DNAcycP Python package requires specific versions of dependencies. We recommend to install and run DNAcycP in a virtual environment. For example, suppose the downloaded DNAcycP package is unpacked as a folder dnacycp-main. We can install DNAcycP in a virtual environment as below:

cd dnacycp-main
python3 -m venv env
source env/bin/activate test
pip install -e .

Run dnacycp-cli to see whether it is installed properly.

dnacycp-cli 

Once done with DNAcycP for prediction, you can close the virtual environment by using:

deactivate

Once the virtual environment is deactivated, you need to re-activate it before you run another session of prediciotn as follows:

cd dnacycp-main
source env/bin/activate test

Usage

DNAcycP supports the input sequence in two formats: FASTA format (with sequence name line beginning with “>”) or plain TXT format. Unlike in the web server version where only one sequence is allowed in input for prediction, the Python package allows multiple sequences in the same input file. In particular for the TXT format, each line (can be of different length) in the file is regarded as one input sequence for prediction.

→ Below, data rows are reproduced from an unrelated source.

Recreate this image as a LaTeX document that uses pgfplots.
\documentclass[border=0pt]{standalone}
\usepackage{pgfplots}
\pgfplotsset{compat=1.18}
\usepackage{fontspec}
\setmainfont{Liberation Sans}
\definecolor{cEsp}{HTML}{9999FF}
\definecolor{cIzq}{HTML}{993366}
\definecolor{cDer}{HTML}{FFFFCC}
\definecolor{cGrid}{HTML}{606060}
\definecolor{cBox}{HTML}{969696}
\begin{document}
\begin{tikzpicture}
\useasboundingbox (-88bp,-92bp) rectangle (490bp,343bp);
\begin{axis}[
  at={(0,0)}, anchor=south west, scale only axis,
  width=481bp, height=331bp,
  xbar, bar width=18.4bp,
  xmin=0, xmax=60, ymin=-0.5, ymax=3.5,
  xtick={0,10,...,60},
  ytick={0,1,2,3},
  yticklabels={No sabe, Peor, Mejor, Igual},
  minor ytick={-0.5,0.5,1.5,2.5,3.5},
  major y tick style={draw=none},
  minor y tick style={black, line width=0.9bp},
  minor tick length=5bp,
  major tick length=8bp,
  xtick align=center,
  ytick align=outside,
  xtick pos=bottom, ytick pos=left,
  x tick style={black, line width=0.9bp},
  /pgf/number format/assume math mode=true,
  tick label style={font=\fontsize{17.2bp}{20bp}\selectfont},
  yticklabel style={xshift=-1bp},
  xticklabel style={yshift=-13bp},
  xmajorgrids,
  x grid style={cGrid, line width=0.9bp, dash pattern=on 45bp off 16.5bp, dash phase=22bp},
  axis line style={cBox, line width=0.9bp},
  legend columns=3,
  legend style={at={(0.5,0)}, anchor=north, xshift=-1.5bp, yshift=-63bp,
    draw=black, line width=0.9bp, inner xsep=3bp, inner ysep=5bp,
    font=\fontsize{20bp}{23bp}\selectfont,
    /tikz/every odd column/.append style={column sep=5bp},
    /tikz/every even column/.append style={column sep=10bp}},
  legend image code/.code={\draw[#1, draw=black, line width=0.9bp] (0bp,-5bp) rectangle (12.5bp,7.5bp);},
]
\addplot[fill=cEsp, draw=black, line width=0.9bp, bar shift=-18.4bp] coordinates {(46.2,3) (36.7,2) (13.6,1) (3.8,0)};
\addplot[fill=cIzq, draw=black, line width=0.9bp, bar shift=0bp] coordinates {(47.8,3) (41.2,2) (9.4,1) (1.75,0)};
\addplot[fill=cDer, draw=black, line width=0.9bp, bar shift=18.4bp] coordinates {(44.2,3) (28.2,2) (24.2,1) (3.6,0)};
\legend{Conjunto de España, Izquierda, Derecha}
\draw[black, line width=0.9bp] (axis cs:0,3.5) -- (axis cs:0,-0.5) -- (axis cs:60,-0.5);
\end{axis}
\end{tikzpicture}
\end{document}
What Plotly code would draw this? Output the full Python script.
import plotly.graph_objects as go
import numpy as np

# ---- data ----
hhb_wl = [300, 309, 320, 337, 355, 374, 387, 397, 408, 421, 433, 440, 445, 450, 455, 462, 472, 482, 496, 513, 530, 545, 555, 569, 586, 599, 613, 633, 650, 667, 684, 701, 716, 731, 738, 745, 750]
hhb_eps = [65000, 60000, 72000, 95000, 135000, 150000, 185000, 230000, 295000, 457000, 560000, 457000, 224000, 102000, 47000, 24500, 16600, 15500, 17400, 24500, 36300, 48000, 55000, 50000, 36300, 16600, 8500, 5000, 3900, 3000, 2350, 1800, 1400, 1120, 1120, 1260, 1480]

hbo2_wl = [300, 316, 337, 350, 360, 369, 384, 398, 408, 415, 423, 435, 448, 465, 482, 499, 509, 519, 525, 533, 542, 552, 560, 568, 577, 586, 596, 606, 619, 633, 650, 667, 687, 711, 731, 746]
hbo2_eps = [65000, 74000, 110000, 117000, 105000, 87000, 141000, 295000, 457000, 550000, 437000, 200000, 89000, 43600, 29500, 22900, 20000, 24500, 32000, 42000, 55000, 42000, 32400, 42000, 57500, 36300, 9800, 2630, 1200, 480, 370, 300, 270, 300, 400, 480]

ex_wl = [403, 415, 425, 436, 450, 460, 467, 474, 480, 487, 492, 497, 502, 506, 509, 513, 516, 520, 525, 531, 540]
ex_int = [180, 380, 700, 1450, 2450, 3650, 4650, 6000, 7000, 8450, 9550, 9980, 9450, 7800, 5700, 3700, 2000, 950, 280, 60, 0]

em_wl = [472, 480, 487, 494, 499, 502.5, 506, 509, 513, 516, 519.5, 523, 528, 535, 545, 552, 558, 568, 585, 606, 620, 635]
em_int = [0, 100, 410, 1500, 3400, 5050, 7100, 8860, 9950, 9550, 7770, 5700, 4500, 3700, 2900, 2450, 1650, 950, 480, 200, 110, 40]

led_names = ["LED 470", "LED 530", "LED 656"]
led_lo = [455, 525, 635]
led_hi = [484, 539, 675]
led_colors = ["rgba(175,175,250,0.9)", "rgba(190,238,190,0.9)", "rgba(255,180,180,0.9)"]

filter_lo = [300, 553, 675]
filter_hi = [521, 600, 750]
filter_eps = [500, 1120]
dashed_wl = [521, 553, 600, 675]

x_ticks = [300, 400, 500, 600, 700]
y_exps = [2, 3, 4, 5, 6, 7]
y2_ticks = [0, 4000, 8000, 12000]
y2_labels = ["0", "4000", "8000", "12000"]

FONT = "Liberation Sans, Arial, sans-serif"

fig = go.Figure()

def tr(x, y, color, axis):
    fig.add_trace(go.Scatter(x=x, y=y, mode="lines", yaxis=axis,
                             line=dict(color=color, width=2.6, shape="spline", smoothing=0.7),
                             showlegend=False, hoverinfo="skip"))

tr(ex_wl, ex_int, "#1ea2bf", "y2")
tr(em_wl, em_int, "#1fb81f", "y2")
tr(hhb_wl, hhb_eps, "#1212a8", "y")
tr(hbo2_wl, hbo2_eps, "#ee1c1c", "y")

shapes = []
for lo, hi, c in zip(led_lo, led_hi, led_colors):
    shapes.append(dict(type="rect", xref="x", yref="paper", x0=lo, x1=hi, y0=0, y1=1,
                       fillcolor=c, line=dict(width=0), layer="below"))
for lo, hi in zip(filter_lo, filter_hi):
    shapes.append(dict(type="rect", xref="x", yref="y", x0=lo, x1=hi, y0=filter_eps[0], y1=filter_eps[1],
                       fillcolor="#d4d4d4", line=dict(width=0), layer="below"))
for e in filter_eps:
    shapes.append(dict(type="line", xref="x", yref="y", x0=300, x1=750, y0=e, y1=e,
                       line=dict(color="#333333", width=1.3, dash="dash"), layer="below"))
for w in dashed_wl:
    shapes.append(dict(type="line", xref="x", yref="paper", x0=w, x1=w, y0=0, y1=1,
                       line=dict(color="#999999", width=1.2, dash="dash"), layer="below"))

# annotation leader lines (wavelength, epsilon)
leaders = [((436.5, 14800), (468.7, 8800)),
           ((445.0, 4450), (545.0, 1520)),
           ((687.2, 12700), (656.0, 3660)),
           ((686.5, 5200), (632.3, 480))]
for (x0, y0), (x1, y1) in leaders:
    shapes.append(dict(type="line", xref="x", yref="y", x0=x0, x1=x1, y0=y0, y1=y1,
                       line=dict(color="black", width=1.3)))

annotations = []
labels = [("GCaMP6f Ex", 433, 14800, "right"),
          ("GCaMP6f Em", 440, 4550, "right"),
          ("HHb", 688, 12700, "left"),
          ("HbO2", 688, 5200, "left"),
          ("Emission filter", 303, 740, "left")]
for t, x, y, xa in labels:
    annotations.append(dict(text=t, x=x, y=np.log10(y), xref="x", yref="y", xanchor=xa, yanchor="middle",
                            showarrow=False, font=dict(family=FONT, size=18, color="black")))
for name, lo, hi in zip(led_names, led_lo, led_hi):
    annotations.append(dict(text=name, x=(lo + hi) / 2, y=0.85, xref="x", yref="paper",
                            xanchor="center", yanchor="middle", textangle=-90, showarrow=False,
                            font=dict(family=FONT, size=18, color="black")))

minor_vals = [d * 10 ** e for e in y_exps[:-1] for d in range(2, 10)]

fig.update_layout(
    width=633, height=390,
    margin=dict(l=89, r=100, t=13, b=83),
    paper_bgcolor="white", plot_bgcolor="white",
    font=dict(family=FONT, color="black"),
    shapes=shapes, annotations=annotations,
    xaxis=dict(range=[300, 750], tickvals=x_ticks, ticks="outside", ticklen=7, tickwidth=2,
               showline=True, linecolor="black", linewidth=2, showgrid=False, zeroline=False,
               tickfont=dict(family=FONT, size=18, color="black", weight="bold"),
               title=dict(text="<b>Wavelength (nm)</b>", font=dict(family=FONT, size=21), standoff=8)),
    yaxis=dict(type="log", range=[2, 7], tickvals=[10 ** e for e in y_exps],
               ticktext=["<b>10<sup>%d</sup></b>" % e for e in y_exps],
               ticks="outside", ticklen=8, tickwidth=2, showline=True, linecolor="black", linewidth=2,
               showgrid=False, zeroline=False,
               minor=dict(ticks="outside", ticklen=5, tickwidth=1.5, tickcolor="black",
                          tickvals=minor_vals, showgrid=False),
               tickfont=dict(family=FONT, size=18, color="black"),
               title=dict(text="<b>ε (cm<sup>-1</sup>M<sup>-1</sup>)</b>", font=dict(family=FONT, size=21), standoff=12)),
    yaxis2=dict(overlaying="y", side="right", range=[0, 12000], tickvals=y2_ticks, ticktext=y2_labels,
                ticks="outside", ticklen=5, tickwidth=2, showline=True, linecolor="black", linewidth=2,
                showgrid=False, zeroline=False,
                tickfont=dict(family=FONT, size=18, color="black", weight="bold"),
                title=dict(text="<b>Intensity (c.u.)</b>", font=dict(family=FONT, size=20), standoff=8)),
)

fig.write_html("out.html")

The main funciton in DNAcycP is dancycp-cli, which can be called as follows:

dnacycp-cli -f/-t <inputfile> <basename>

where

  • -f/-t: indicates the input file name in FASTA or TXT format respectively; either one must be specified.
  • <inputfile>: is the name of the intput file;
  • <basename>: is the name base for the output file.

Example 1:

dnacycp-cli -f ./data/raw/ex1.fasta ./data/raw/ex1

The -f option specifies that the input file named "ex1.fasta" is in fasta format. The ./data/raw/ex1.fasta is the sequence file path and name, and ./data/raw/ex1 specifies the output file will be saved in the directory ./data/raw with file name initialized with ex1. For example, ex1.fasta contains two sequences named ">seq1" and ">myseq2" respectively. The output file will be named as "ex1_cycle_seq1.txt", "ex1_cycle_myseq2.txt"for the first and second sequences respectively. Each file contains three columns: position, C_score_norm, C_score_unnorm. The C_score_norm is the predicted C-score from the model trained based on the standardized loop-seq score of the tiling library of Basu et al 2021 (i.e. 0 mean unit variance). The C_score_unnorm is the predicted C-score recovered to the original scale of loop-seq score in the tiling library data from Basu et el 2021. The standardized loop-seq score provides two advantages. As loop-seq may be subject to a library-specific constant, standardized C-score is defined with a unified baseline as yeast genome (i.e. 0 mean in yeast genome). Secondly, the C-score provides statisitcal significance indicator, i.e. a C-score of 1.96 indicates 97.5% in the distribution.

Example 2:

dnacycp-cli -t ./data/raw/ex2.txt ./data/raw/ex2

With -t option, the input file is regarded as in TXT format, each line representing a sequence without sequence name line that begins with ">". The predicted C-scores will be saved into two files, one with _unnorm.txt and the other with _norm.txt for unnormalized and normalized C-score, with C-scores in each line corresponding to the sequence in the input file in the same order.

For any input sequence, DNAcycP predicts the C-score for every 50 bp. Regardless of the input sequence format the first C-score in the output file corresponds to the sequence from position 1-50, second for 2-51 and so forth.

Run prediction within Python interactive session

from dnacycp import cycle_fasta, cycle_txt
cycle_fasta("data/raw/ex1.fasta","example1")
cycle_txt("data/raw/ex2.txt","example2")

Other References

  • Basu, A., Bobrovnikov, D.G., Qureshi, Z., Kayikcioglu, T., Ngo, T.T.M., Ranjan, A., Eustermann, S., Cieza, B., Morgan, M.T., Hejna, M. et al. (2021) Measuring DNA mechanics on the genome scale. Nature, 589, 462-467.